Interfaith Trialogues

Interfaith Trialogue LogoWebsite: https://or-ami.com/interfaith-trialogue/
An annual Interfaith Trialogue event, co-hosted by the Islamic Center of Virginia and numerous churches in the Bon Air/Southside area of Richmond. Over a hundred people (mostly adults, but also some teens and younger children) come together to share food and learn about other people and religious traditions in our community.

The Interfaith Trialogues, an annual event in Bon Air, Virginia (a suburb of Richmond), is an example of how religious diversity can be transformed into religious pluralism. Bon Air reflects the new suburban reality where the Islamic Center of Virginia, the Jewish Congregation Or Ami, and several Christian churches share a two-mile stretch of road. The Trialogues began in 2008 as a way to draw these different groups into meaningful conversation with each other. Today, Trialogue partners include Bon Air United Methodist Church, St. Edward’s Catholic Church, the Islamic Center of Virginia, and Congregation Or Ami.

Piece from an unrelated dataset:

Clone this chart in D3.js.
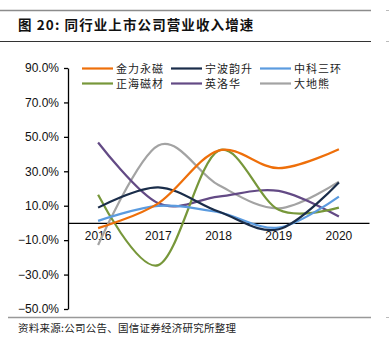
<!DOCTYPE html>
<html>
<head>
<meta charset="utf-8">
<script src="https://cdn.jsdelivr.net/npm/d3@7"></script>
<style>
  body { margin: 0; background: #fff; }
  svg { display: block; }
</style>
</head>
<body>
<svg id="chart" width="389" height="351"></svg>
<script>
// data
var years = ["2016", "2017", "2018", "2019", "2020"]
var names = ["金力永磁", "宁波韵升", "中科三环", "正海磁材", "英洛华", "大地熊"]
var jinli = [-3.0, 11.4, 42.0, 31.8, 42.8]
var ningbo = [8.9, 20.7, 6.6, -3.7, 23.5]
var zhongke = [1.2, 9.9, 6.2, -2.7, 15.3]
var zhenghai = [16.3, -24.5, 42.0, 7.6, 8.9]
var yingluo = [46.7, 11.4, 15.3, 18.6, 3.7]
var dadi = [-12.8, 45.0, 22.0, 8.5, 24.0]
var yTicks = [90, 70, 50, 30, 10, -10, -30, -50]

var series = [jinli, ningbo, zhongke, zhenghai, yingluo, dadi]
var colors = ["#ee6f0a", "#1a2d4a", "#5b9bdf", "#77973a", "#634a85", "#a3a3a3"]
// draw order: back to front
var order = [5, 4, 3, 2, 1, 0]

var svg = d3.select("#chart")
var margin = { top: 68, left: 68, right: 20, bottom: 42 }
var width = 369 - margin.left
var height = 309 - margin.top

// title block
svg.append("line").attr("x1", 0).attr("x2", 371).attr("y1", 10.5).attr("y2", 10.5)
    .attr("stroke", "#8c8c8c").attr("stroke-width", 1.5)
svg.append("line").attr("x1", 0).attr("x2", 371).attr("y1", 41.5).attr("y2", 41.5)
    .attr("stroke", "#333").attr("stroke-width", 1)
svg.append("text").attr("x", 18).attr("y", 30)
    .attr("font-family", "'Noto Sans CJK SC', sans-serif")
    .attr("font-size", 13.5).attr("font-weight", "bold").attr("fill", "#111")
    .attr("letter-spacing", 1.1)
    .text("图 20:  同行业上市公司营业收入增速")

// right-hand stubs of the neighbouring column
;[10.5, 41.5, 317.5].forEach(function (y) {
    svg.append("line").attr("x1", 386).attr("x2", 389).attr("y1", y).attr("y2", y)
        .attr("stroke", "#bbb").attr("stroke-width", 1)
})

// source line
svg.append("line").attr("x1", 8).attr("x2", 371).attr("y1", 317.5).attr("y2", 317.5)
    .attr("stroke", "#999").attr("stroke-width", 1.5)
svg.append("text").attr("x", 18).attr("y", 332)
    .attr("font-family", "'Noto Sans CJK SC', sans-serif")
    .attr("font-size", 10.5).attr("fill", "#222").attr("letter-spacing", 0.25)
    .text("资料来源:公司公告、国信证券经济研究所整理")

const g = svg.append("g")
    .attr("transform", `translate(${margin.left},${margin.top})`)

const X_scale = d3.scaleBand()
    .domain(years)
    .range([0, width])

const Y_scale = d3.scaleLinear()
    .domain([-50, 90])
    .range([height, 0])

// y axis
const yAxis = g.append("g")
    .call(d3.axisLeft(Y_scale).tickValues(yTicks).tickSize(4).tickSizeOuter(0)
        .tickFormat(d => d3.format(".1f")(d) + "%"))
yAxis.select(".domain").attr("stroke", "#000").attr("stroke-width", 1.3)
yAxis.selectAll(".tick line").attr("stroke", "#000").attr("stroke-width", 1.3)
yAxis.selectAll("text")
    .attr("font-family", "'Liberation Sans', Arial, sans-serif")
    .attr("font-size", 12).attr("fill", "#111").attr("x", -9)

// x axis sitting on zero
const xAxis = g.append("g")
    .attr("transform", `translate(0,${Y_scale(0)})`)
    .call(d3.axisBottom(X_scale).tickSize(0).tickSizeOuter(0))
xAxis.select(".domain").attr("stroke", "#000").attr("stroke-width", 1.3)
xAxis.selectAll("text")
    .attr("font-family", "'Liberation Sans', Arial, sans-serif")
    .attr("font-size", 12).attr("fill", "#111").attr("dy", "1.2em")

// lines
const line = d3.line()
    .x((d, i) => X_scale(years[i]) + X_scale.bandwidth() / 2)
    .y(d => Y_scale(d))
    .curve(d3.curveCardinal.tension(0))

order.forEach(function (k) {
    g.append("path")
        .datum(series[k])
        .attr("d", line)
        .attr("fill", "none")
        .attr("stroke", colors[k])
        .attr("stroke-width", 2.2)
})

// legend
const legend = svg.append("g")
names.forEach(function (n, i) {
    var col = i % 3, row = Math.floor(i / 3)
    var lx = 82 + col * 89, ly = 68.5 + row * 15
    legend.append("line").attr("x1", lx).attr("x2", lx + 31).attr("y1", ly).attr("y2", ly)
        .attr("stroke", colors[i]).attr("stroke-width", 2.2)
    legend.append("text").attr("x", lx + 34).attr("y", ly + 4)
        .attr("font-family", "'Noto Sans CJK SC', sans-serif")
        .attr("font-size", 11).attr("fill", "#222").attr("letter-spacing", 1)
        .text(n)
})
</script>
</body>
</html>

Once a year these congregations gather in houses of worship to share a meal and conversation, giving one another the opportunity to create community out of Bon Air's religious multitudes.

Like Bon Air, there is more to the Trialogues than first meets the eye. “The power has been not talking heads, but people meeting people,” explains Rabbi Ben Romer from Congregation Or Ami. “And it’s not an intellectual exercise or a religious exercise, it’s people who make up sacred communities who discover they have sacred connections with people from other faith communities.” This organic impulse has characterized the Trialogues from the very beginning in 2008, when a last-minute interfaith prayer service was organized in response to international tensions between Israel and Palestine. The event drew 250 people, 200 more than expected. Dr. Imad Damaj of the Virginia Muslim Coalition for Public Affairs and a key organizer of the Trialogues, remembers this first event as an opportunity “…to say, you know, people are ready. We have got to do something.”

While passionate clergy spearheaded the initial Trialogue efforts, the commitment of congregations and lay individuals cannot be overlooked. The success of previous years’ programs led the leadership team to introduce a service component in 2011. Damaj explains that “[i]t’s about sharing, it’s about neighborhood relations. And we wanted to continue to promote knowing each other and living together and the idea that we are one community.”

The Trialogues have led to a proliferation of interfaith initiatives in greater Richmond. These efforts include a women’s group modeled after the book The Faith Club, a community interfaith garden that is harvested for those in need, and a fledgling interfaith youth group driven by the desire of one Congregation Or-Ami youth who wanted to reach out to their Christian and Muslim peers. Rabbi Romer noted that the youth-driven Jeopardy-style program that ensued from this young person’s passion became a “really important moment” in the relationships among the congregations, “because most of [the Jewish kids] had never met anyone [Muslim], had sort of met Christians but didn’t really understand the questions that would come up.”

As the years have gone on, the leadership has come to face the best of challenges: what to do with the surplus of interest. Multiple congregations in the surrounding areas have asked to join, seeking to build community. Damaj notes that, from his perspective, “[w]hat made it a success was you had three houses of worship close to each other – it was a natural growth.” The presence of the local, the neighborhood, and the community in this model is essential and there are plans underway to replicate similar projects in nearby Chesterfield County. The Reverend William Davis of the United Methodist Church, sees the Trialogues as “an attempt to get to know each other, because we live next to each other, we interact with each other, we work with each other, our children go to the same schools.”